While she said the wound left from her residential school experience isn’t going to change, it’s her responsibility to accept it and move on.

“It really hurts me. I live with this on a daily basis and sometimes I will break down, but this whole thing with healing, I talk to other people. I am hurting but I can’t keep going to people and I can’t keep crying about it. I have to work on it, I have to accept it. I have to heal at some point in my life.

“The wound is always open, but I have to be the one to deal with it, live with it, eat with it, sleep with it. It’s part of me. I have to be the one to let go of the anger,” she said.

No apology from a federal government has meant anything to her, but she sees hope in the younger generation with a new curriculum that teaches Indigenous history and culture.

“We have been so stereotyped… and when you’re put on a reserve that has nothing… there are lots (of challenges that happen) with that,” she said.
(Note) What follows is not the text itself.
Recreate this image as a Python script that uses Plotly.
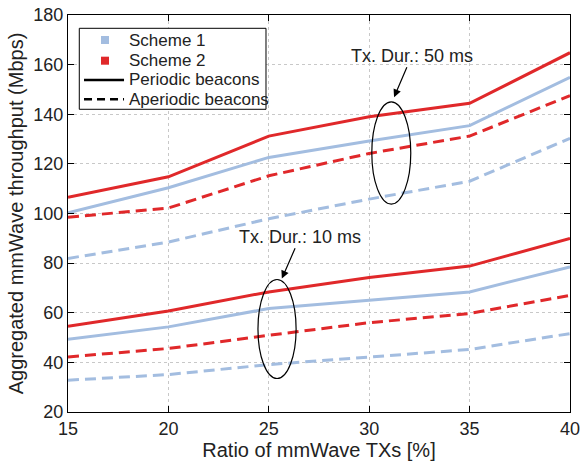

“I have to help. I have to try and help people,” she said, adding that living libraries have been helpful for students to learn and understand the experiences of the past. “The students are the ones we need to tell because they are our ears. They’re the ones who are going to teach people about our history.”

While she can discuss her experiences openly, the older generation carries trauma.

“We have to remember how this trauma affects people,” she said. It was only five years ago that she learned her mother went to a residential school. Her grandfather also went.

“I think the biggest takeaway from this conversation was being able to experience in a different way how lives were changed by the residential schools... it deserves to be known,” said Dominique Miller, a Grade 7 student at Canyon Falls Middle School.

“Students have to see reserves as how they affected us,” Ziprick said. Only when people ask for help can they deal trauma, but that’s also a challenge, she said.

People sometimes ask if Ziprick is angry with her family when she went to the Kamloops residential school and she replies, “it’s not their fault.”